Tianfu Communication has guided to a robust 40–60% rise in 2025 net profit, forecasting RMB 1.881 billion to RMB 2.150 billion, lifted by accelerating artificial‑intelligence applications and a global wave of data‑centre building. The company credits sustained demand for high‑speed optical components and gains from ongoing smart‑manufacturing programmes that have cut costs and improved efficiencies across both active and passive product lines. Converted to dollars, the guidance implies roughly $260m–$300m in net profit, a meaningful step up from the prior year but narrowly missing the sell‑side mean of RMB 2.17 billion.
Management flagged two headwinds that temper the headline improvement. Exchange‑rate losses pushed up financial expenses during the reporting period and trimmed the profit gain, while an increase in non‑recurring items also padded headline earnings: non‑recurring gains are expected to contribute about RMB 42–52 million this year, versus RMB 29.54 million a year earlier. The company’s disclosure makes clear that these one‑off items are not reflective of core operating momentum, even as they lift the final reported number.
The operational story underneath the guidance is straightforward and strategically important. Demand for high‑speed optical devices — including modules and components that feed AI accelerators and hyperscale data centres — is a structural tailwind for suppliers like Tianfu. As compute nodes proliferate and bandwidth expectations rise, vendors of optical interconnects stand to capture a disproportionate share of incremental spend, especially if they can marry scale with manufacturing efficiency.
For investors, however, the detail that Tianfu’s top‑end guidance falls just short of broker consensus is the crucial nuance. Analysts’ mean estimate of RMB 2.17 billion sits above the company’s RMB 2.15 billion ceiling, a gap that could cap upside in the stock despite strong underlying demand. The presence of both elevated financial costs and a bigger contribution from non‑recurring items suggests volatility around reported margins and underlines the need to separate recurring cash generation from headline accounting gains.

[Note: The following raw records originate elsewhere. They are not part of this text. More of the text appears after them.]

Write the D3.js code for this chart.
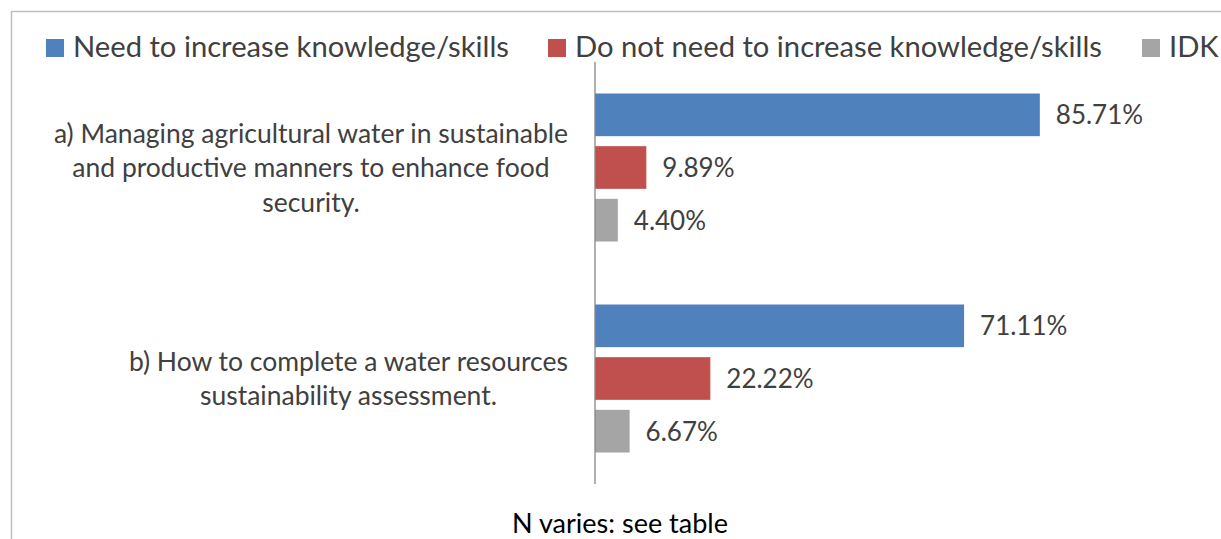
<!DOCTYPE html>
<html lang="en">
	<head>
		<meta charset="utf-8">
		<title>Knowledge / skills bar chart</title>
		<script type="text/javascript" src="https://d3js.org/d3.v7.min.js"></script>
		<style type="text/css">
		body {
			margin: 0;
			background: #fff;
		}
		svg text {
			font-family: Lato, "Open Sans", sans-serif;
			fill: #404040;
		}
		.frame {
			fill: none;
			stroke: #bfbfbf;
			stroke-width: 1.5;
		}
		.axisLine {
			stroke: #868686;
			stroke-width: 1.3;
		}
		</style>
	</head>
	<body>
		<script type="text/javascript">

		var categories = [
			["a) Managing agricultural water in sustainable", "and productive manners to enhance food", "security."],
			["b) How to complete a water resources", "sustainability assessment."]
		];
		var seriesNames = ["Need to increase knowledge/skills", "Do not need to increase knowledge/skills", "IDK"];
		var needValues = [85.71, 71.11];
		var notNeedValues = [9.89, 22.22];
		var idkValues = [4.40, 6.67];
		var colors = ["#4f81bd", "#c0504d", "#a5a5a5"];
		var footnote = "N varies: see table";

		var seriesValues = [needValues, notNeedValues, idkValues];

		var width = 1221, height = 539;
		var plot = {left: 595, top: 62, bottom: 484};

		var svg = d3.select("body")
			.append("svg")
			.attr("width", width)
			.attr("height", height);

		svg.append("rect")
			.attr("class", "frame")
			.attr("x", 11.5)
			.attr("y", 11.5)
			.attr("width", width + 20)
			.attr("height", height + 20);

		var xScale = d3.scaleLinear()
			.domain([0, 100])
			.range([plot.left, plot.left + 519]);

		var yScale = d3.scaleBand()
			.domain(d3.range(categories.length))
			.range([plot.top, plot.bottom]);

		var inner = d3.scaleBand()
			.domain(d3.range(seriesNames.length))
			.range([31.5, yScale.bandwidth() - 31.5])
			.paddingInner(0.19);

		// bars + value labels
		seriesValues.forEach(function(vals, s) {
			var g = svg.append("g");
			g.selectAll("rect")
				.data(vals)
				.enter()
				.append("rect")
				.attr("x", xScale(0))
				.attr("y", function(d, i) { return yScale(i) + inner(s); })
				.attr("width", function(d) { return xScale(d) - xScale(0); })
				.attr("height", inner.bandwidth())
				.attr("fill", colors[s]);

			g.selectAll("text")
				.data(vals)
				.enter()
				.append("text")
				.attr("x", function(d) { return xScale(d) + 16; })
				.attr("y", function(d, i) { return yScale(i) + inner(s) + inner.bandwidth() / 2; })
				.attr("dy", "0.36em")
				.style("font-size", "26px")
				.text(function(d) { return d.toFixed(2) + "%"; });
		});

		svg.append("line")
			.attr("class", "axisLine")
			.attr("x1", xScale(0))
			.attr("x2", xScale(0))
			.attr("y1", plot.top)
			.attr("y2", plot.bottom);

		// category labels: block right-aligned to the axis, lines centred in block
		var lineGap = 34.5;
		categories.forEach(function(lines, c) {
			var t = svg.append("text")
				.style("font-size", "26.5px")
				.attr("text-anchor", "middle");
			var spans = t.selectAll("tspan")
				.data(lines)
				.enter()
				.append("tspan")
				.text(function(d) { return d; });
			var maxW = 0;
			spans.each(function() { maxW = Math.max(maxW, this.getComputedTextLength()); });
			var cx = xScale(0) - 27 - maxW / 2;
			var cy = yScale(c) + yScale.bandwidth() / 2;
			spans.attr("x", cx)
				.attr("y", function(d, i) { return cy + (i - (lines.length - 1) / 2) * lineGap; })
				.attr("dy", "0.36em");
		});

		// legend
		var legendX = [46, 548, 1142];
		var legend = svg.append("g");
		seriesNames.forEach(function(name, s) {
			legend.append("rect")
				.attr("x", legendX[s])
				.attr("y", 39)
				.attr("width", 18)
				.attr("height", 18)
				.attr("fill", colors[s]);
			legend.append("text")
				.attr("x", legendX[s] + 27)
				.attr("y", 57)
				.style("font-size", "29.2px")
				.text(name);
		});

		svg.append("text")
			.attr("x", 620)
			.attr("y", 533)
			.attr("text-anchor", "middle")
			.style("font-size", "27px")
			.style("fill", "#000")
			.text(footnote);

		</script>
	</body>
</html>
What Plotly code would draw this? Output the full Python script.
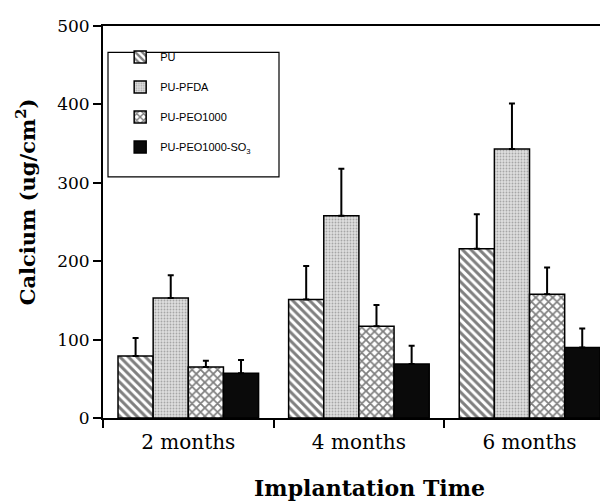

Looking beyond the immediate numbers, Tianfu’s update is a microcosm of a broader theme in Chinese technology manufacturing: secular demand from AI and data‑centre expansion is creating winners, but success depends on managing currency exposure, supply‑chain constraints and competitive pressure. Market participants should watch order growth for core optical products, gross‑margin trends excluding one‑offs, and the company’s hedging strategy for foreign‑exchange risks as the next set of indicators of sustainable performance.